Operating EBIT, which was used as an operational performance indicator up until the previous year, was €1,769 million (previous year: €1,763 million). After adjustment for special items of €-619 million (previous year: €-46 million), EBIT was €1,150 million. The increase of €567 million compared to the previous year’s figure of €1,717 million is primarily attributable to the increased overall charges related to special items.
Group Profit or Loss
The financial result increased by €66 million to €-295 million year on year. The deviation was primarily attributable to lower interest expenses as a result of the repayment of financial debt at a comparatively high interest rate at the start of the reporting period. The decline in tax expense from €-413 million in the previous year to €-286 million is primarily attributable to non-period income from current and deferred income taxes. This produced after-tax earnings from continuing operations of €569 million (previous year: €943 million). Taking into account the after-tax earnings from discontinued operations of €4 million (previous year: €-58 million), this resulted in a Group profit of €573 million (previous year: €885 million).
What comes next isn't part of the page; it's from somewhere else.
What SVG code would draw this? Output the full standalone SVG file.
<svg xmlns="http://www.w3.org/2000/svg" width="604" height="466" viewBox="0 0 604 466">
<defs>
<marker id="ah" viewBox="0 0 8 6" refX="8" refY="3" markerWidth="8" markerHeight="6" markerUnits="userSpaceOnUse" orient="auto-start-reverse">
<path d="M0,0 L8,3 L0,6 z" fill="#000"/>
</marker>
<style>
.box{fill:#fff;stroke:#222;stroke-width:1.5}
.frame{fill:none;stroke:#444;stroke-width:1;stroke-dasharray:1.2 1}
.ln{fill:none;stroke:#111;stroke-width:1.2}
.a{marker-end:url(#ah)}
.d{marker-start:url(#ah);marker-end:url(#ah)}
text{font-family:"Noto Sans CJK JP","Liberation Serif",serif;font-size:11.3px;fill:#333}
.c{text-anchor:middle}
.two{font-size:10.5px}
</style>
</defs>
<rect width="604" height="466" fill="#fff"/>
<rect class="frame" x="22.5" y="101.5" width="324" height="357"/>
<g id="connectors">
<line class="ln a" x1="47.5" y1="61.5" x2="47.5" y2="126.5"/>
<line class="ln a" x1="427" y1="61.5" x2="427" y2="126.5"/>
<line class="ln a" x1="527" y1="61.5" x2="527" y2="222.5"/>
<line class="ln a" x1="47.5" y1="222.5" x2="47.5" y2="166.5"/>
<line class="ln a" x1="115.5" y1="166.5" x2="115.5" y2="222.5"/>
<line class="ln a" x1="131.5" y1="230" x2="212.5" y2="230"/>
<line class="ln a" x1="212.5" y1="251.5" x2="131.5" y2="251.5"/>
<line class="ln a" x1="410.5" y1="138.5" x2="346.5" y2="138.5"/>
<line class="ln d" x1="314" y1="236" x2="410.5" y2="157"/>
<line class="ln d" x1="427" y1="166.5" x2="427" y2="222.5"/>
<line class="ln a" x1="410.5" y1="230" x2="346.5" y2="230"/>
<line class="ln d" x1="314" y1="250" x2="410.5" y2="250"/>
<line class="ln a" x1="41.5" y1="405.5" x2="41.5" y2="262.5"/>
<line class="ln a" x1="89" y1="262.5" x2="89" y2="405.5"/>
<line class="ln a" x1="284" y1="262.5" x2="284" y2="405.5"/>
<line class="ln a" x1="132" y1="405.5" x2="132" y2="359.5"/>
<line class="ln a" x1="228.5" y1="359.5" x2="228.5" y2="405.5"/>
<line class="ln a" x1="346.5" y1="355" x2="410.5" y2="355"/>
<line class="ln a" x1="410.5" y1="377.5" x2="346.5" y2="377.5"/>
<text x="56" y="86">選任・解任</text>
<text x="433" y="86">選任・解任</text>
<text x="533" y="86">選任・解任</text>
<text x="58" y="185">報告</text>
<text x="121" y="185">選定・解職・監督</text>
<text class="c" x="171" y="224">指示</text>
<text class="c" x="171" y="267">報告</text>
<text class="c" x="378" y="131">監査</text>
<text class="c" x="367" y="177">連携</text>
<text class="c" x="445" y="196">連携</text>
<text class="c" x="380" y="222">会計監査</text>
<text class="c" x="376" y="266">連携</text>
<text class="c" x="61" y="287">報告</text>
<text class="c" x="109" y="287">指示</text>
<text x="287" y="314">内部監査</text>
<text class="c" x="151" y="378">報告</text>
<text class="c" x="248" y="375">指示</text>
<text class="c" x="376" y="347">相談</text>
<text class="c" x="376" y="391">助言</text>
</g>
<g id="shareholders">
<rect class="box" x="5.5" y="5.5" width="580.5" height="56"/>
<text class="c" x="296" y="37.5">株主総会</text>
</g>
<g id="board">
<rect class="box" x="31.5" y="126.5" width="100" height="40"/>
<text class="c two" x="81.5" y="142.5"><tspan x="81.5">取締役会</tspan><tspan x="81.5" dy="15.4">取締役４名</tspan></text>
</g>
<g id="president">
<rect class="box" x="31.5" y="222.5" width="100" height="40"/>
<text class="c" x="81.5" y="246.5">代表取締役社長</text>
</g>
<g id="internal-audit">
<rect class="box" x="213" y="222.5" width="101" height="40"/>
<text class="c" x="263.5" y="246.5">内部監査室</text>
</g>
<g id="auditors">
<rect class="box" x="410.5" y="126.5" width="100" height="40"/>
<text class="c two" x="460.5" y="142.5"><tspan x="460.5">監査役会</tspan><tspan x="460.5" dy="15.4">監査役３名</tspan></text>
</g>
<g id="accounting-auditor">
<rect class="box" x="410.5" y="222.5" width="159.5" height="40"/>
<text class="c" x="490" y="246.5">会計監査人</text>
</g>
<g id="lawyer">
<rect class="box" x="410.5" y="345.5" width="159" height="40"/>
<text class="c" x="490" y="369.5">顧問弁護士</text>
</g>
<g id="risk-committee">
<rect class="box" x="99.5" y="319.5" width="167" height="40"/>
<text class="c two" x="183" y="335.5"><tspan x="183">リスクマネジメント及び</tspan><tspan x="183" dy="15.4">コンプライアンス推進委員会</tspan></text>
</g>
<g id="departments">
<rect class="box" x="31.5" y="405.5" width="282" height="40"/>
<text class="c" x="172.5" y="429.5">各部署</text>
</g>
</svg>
The decline compared to the same period in the previous year can be attributed to higher overall charges related to special items. The share of Group profit held by non-controlling interests came to €410 million (previous year: €372 million). The share of Group profit held by Bertelsmann shareholders was €163 million (previous year: €513 million). At the Annual General Meeting of Bertelsmann SE & Co. KGaA, an unchanged year-on-year dividend payout of €180 million will be proposed for financial year 2014 (previous year: €180 million).